## Aim:
Copy all the data exactly, except the pictures.

## Data excerpt:
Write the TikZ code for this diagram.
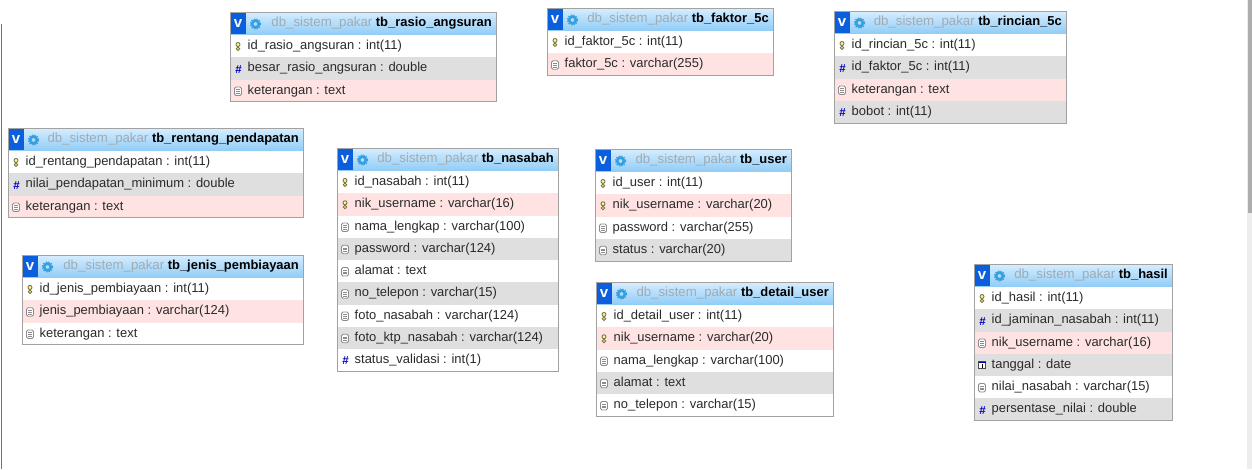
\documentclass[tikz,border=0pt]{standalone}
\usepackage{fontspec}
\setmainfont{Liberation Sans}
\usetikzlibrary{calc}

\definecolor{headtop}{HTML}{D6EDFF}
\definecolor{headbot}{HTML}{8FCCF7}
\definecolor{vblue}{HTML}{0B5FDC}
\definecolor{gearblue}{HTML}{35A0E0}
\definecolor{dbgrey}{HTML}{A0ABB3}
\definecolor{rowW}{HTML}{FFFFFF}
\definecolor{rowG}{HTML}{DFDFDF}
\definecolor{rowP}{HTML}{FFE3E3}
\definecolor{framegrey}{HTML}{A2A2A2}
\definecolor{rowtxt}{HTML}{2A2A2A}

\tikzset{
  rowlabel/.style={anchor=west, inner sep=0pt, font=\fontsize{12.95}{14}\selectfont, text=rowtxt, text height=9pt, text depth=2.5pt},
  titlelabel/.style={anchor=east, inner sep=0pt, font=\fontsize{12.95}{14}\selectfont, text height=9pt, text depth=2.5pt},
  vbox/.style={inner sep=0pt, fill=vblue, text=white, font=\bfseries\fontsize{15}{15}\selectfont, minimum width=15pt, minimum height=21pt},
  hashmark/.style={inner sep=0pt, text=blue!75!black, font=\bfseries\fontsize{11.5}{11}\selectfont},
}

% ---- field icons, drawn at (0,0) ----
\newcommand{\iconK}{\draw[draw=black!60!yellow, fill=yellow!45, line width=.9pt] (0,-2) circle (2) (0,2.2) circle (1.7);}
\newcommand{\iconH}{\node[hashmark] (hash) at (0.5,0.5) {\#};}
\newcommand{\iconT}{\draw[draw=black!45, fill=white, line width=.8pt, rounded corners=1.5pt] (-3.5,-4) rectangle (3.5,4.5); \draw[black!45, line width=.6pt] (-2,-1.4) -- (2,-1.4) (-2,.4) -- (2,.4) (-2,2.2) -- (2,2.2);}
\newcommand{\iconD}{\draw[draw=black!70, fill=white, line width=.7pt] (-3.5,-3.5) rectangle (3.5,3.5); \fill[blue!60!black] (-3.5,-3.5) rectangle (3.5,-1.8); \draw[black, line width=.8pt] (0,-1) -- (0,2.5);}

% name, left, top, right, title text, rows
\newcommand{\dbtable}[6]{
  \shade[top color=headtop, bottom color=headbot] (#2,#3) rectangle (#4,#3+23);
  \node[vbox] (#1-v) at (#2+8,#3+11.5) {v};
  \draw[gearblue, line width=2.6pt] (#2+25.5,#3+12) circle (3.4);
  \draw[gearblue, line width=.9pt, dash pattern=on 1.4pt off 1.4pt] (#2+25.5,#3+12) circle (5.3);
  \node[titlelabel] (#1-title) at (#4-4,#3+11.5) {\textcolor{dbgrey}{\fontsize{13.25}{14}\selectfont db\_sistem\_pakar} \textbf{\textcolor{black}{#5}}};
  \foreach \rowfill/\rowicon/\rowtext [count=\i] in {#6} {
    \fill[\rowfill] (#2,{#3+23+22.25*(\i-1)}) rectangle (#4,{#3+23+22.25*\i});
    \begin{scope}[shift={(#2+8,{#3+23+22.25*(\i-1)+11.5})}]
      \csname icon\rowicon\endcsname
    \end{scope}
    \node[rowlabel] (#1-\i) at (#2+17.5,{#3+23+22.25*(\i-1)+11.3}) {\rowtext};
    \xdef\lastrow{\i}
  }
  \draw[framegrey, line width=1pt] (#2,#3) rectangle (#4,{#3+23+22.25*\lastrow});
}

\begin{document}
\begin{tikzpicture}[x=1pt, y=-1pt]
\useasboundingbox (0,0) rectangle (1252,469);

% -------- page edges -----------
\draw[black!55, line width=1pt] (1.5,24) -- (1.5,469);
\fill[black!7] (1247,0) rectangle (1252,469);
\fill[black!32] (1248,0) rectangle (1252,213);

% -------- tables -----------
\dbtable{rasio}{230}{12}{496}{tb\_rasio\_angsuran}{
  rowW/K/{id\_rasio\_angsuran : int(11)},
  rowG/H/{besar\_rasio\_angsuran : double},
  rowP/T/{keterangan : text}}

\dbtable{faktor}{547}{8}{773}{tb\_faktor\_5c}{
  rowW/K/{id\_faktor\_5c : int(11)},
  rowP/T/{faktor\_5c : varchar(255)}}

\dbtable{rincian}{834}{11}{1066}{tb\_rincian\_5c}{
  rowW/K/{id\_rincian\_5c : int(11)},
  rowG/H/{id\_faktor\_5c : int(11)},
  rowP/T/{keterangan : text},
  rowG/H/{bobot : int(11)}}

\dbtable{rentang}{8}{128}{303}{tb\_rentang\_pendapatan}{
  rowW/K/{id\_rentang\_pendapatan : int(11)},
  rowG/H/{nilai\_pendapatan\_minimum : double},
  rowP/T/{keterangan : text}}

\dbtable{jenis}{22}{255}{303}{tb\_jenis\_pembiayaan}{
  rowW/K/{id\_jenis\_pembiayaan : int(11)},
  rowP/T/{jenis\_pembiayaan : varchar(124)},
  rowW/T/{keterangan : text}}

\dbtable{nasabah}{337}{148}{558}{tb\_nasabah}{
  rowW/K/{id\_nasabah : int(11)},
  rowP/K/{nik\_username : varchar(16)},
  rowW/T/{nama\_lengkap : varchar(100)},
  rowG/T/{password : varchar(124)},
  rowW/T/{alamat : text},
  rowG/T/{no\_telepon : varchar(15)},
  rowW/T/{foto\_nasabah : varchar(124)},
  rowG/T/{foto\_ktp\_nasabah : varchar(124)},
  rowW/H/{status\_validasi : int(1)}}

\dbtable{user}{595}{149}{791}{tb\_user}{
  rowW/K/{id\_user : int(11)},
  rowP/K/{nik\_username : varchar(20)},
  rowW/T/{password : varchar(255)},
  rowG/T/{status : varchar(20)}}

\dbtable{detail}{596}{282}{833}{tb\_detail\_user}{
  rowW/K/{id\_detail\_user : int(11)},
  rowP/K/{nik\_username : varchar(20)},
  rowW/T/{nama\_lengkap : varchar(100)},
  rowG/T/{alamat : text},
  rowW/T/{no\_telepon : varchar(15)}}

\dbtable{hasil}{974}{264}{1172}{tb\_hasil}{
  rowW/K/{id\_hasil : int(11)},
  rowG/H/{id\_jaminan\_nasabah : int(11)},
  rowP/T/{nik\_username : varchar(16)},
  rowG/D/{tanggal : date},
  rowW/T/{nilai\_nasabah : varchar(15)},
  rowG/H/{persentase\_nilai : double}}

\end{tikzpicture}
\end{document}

## Answer to the exercise:
Write the TikZ code for this diagram.
\documentclass[tikz,border=0pt]{standalone}
\usepackage{fontspec}
\setmainfont{Liberation Sans}
\usetikzlibrary{calc}

\definecolor{headtop}{HTML}{D6EDFF}
\definecolor{headbot}{HTML}{8FCCF7}
\definecolor{vblue}{HTML}{0B5FDC}
\definecolor{gearblue}{HTML}{35A0E0}
\definecolor{dbgrey}{HTML}{A0ABB3}
\definecolor{rowW}{HTML}{FFFFFF}
\definecolor{rowG}{HTML}{DFDFDF}
\definecolor{rowP}{HTML}{FFE3E3}
\definecolor{framegrey}{HTML}{A2A2A2}
\definecolor{rowtxt}{HTML}{2A2A2A}

\tikzset{
  rowlabel/.style={anchor=west, inner sep=0pt, font=\fontsize{12.95}{14}\selectfont, text=rowtxt, text height=9pt, text depth=2.5pt},
  titlelabel/.style={anchor=east, inner sep=0pt, font=\fontsize{12.95}{14}\selectfont, text height=9pt, text depth=2.5pt},
  vbox/.style={inner sep=0pt, fill=vblue, text=white, font=\bfseries\fontsize{15}{15}\selectfont, minimum width=15pt, minimum height=21pt},
  hashmark/.style={inner sep=0pt, text=blue!75!black, font=\bfseries\fontsize{11.5}{11}\selectfont},
}

% ---- field icons, drawn at (0,0) ----
\newcommand{\iconK}{\draw[draw=black!60!yellow, fill=yellow!45, line width=.9pt] (0,-2) circle (2) (0,2.2) circle (1.7);}
\newcommand{\iconH}{\node[hashmark] (hash) at (0.5,0.5) {\#};}
\newcommand{\iconT}{\draw[draw=black!45, fill=white, line width=.8pt, rounded corners=1.5pt] (-3.5,-4) rectangle (3.5,4.5); \draw[black!45, line width=.6pt] (-2,-1.4) -- (2,-1.4) (-2,.4) -- (2,.4) (-2,2.2) -- (2,2.2);}
\newcommand{\iconD}{\draw[draw=black!70, fill=white, line width=.7pt] (-3.5,-3.5) rectangle (3.5,3.5); \fill[blue!60!black] (-3.5,-3.5) rectangle (3.5,-1.8); \draw[black, line width=.8pt] (0,-1) -- (0,2.5);}

% name, left, top, right, title text, rows
\newcommand{\dbtable}[6]{
  \shade[top color=headtop, bottom color=headbot] (#2,#3) rectangle (#4,#3+23);
  \node[vbox] (#1-v) at (#2+8,#3+11.5) {v};
  \draw[gearblue, line width=2.6pt] (#2+25.5,#3+12) circle (3.4);
  \draw[gearblue, line width=.9pt, dash pattern=on 1.4pt off 1.4pt] (#2+25.5,#3+12) circle (5.3);
  \node[titlelabel] (#1-title) at (#4-4,#3+11.5) {\textcolor{dbgrey}{\fontsize{13.25}{14}\selectfont db\_sistem\_pakar} \textbf{\textcolor{black}{#5}}};
  \foreach \rowfill/\rowicon/\rowtext [count=\i] in {#6} {
    \fill[\rowfill] (#2,{#3+23+22.25*(\i-1)}) rectangle (#4,{#3+23+22.25*\i});
    \begin{scope}[shift={(#2+8,{#3+23+22.25*(\i-1)+11.5})}]
      \csname icon\rowicon\endcsname
    \end{scope}
    \node[rowlabel] (#1-\i) at (#2+17.5,{#3+23+22.25*(\i-1)+11.3}) {\rowtext};
    \xdef\lastrow{\i}
  }
  \draw[framegrey, line width=1pt] (#2,#3) rectangle (#4,{#3+23+22.25*\lastrow});
}

\begin{document}
\begin{tikzpicture}[x=1pt, y=-1pt]
\useasboundingbox (0,0) rectangle (1252,469);

% -------- page edges -----------
\draw[black!55, line width=1pt] (1.5,24) -- (1.5,469);
\fill[black!7] (1247,0) rectangle (1252,469);
\fill[black!32] (1248,0) rectangle (1252,213);

% -------- tables -----------
\dbtable{rasio}{230}{12}{496}{tb\_rasio\_angsuran}{
  rowW/K/{id\_rasio\_angsuran : int(11)},
  rowG/H/{besar\_rasio\_angsuran : double},
  rowP/T/{keterangan : text}}

\dbtable{faktor}{547}{8}{773}{tb\_faktor\_5c}{
  rowW/K/{id\_faktor\_5c : int(11)},
  rowP/T/{faktor\_5c : varchar(255)}}

\dbtable{rincian}{834}{11}{1066}{tb\_rincian\_5c}{
  rowW/K/{id\_rincian\_5c : int(11)},
  rowG/H/{id\_faktor\_5c : int(11)},
  rowP/T/{keterangan : text},
  rowG/H/{bobot : int(11)}}

\dbtable{rentang}{8}{128}{303}{tb\_rentang\_pendapatan}{
  rowW/K/{id\_rentang\_pendapatan : int(11)},
  rowG/H/{nilai\_pendapatan\_minimum : double},
  rowP/T/{keterangan : text}}

\dbtable{jenis}{22}{255}{303}{tb\_jenis\_pembiayaan}{
  rowW/K/{id\_jenis\_pembiayaan : int(11)},
  rowP/T/{jenis\_pembiayaan : varchar(124)},
  rowW/T/{keterangan : text}}

\dbtable{nasabah}{337}{148}{558}{tb\_nasabah}{
  rowW/K/{id\_nasabah : int(11)},
  rowP/K/{nik\_username : varchar(16)},
  rowW/T/{nama\_lengkap : varchar(100)},
  rowG/T/{password : varchar(124)},
  rowW/T/{alamat : text},
  rowG/T/{no\_telepon : varchar(15)},
  rowW/T/{foto\_nasabah : varchar(124)},
  rowG/T/{foto\_ktp\_nasabah : varchar(124)},
  rowW/H/{status\_validasi : int(1)}}

\dbtable{user}{595}{149}{791}{tb\_user}{
  rowW/K/{id\_user : int(11)},
  rowP/K/{nik\_username : varchar(20)},
  rowW/T/{password : varchar(255)},
  rowG/T/{status : varchar(20)}}

\dbtable{detail}{596}{282}{833}{tb\_detail\_user}{
  rowW/K/{id\_detail\_user : int(11)},
  rowP/K/{nik\_username : varchar(20)},
  rowW/T/{nama\_lengkap : varchar(100)},
  rowG/T/{alamat : text},
  rowW/T/{no\_telepon : varchar(15)}}

\dbtable{hasil}{974}{264}{1172}{tb\_hasil}{
  rowW/K/{id\_hasil : int(11)},
  rowG/H/{id\_jaminan\_nasabah : int(11)},
  rowP/T/{nik\_username : varchar(16)},
  rowG/D/{tanggal : date},
  rowW/T/{nilai\_nasabah : varchar(15)},
  rowG/H/{persentase\_nilai : double}}

\end{tikzpicture}
\end{document}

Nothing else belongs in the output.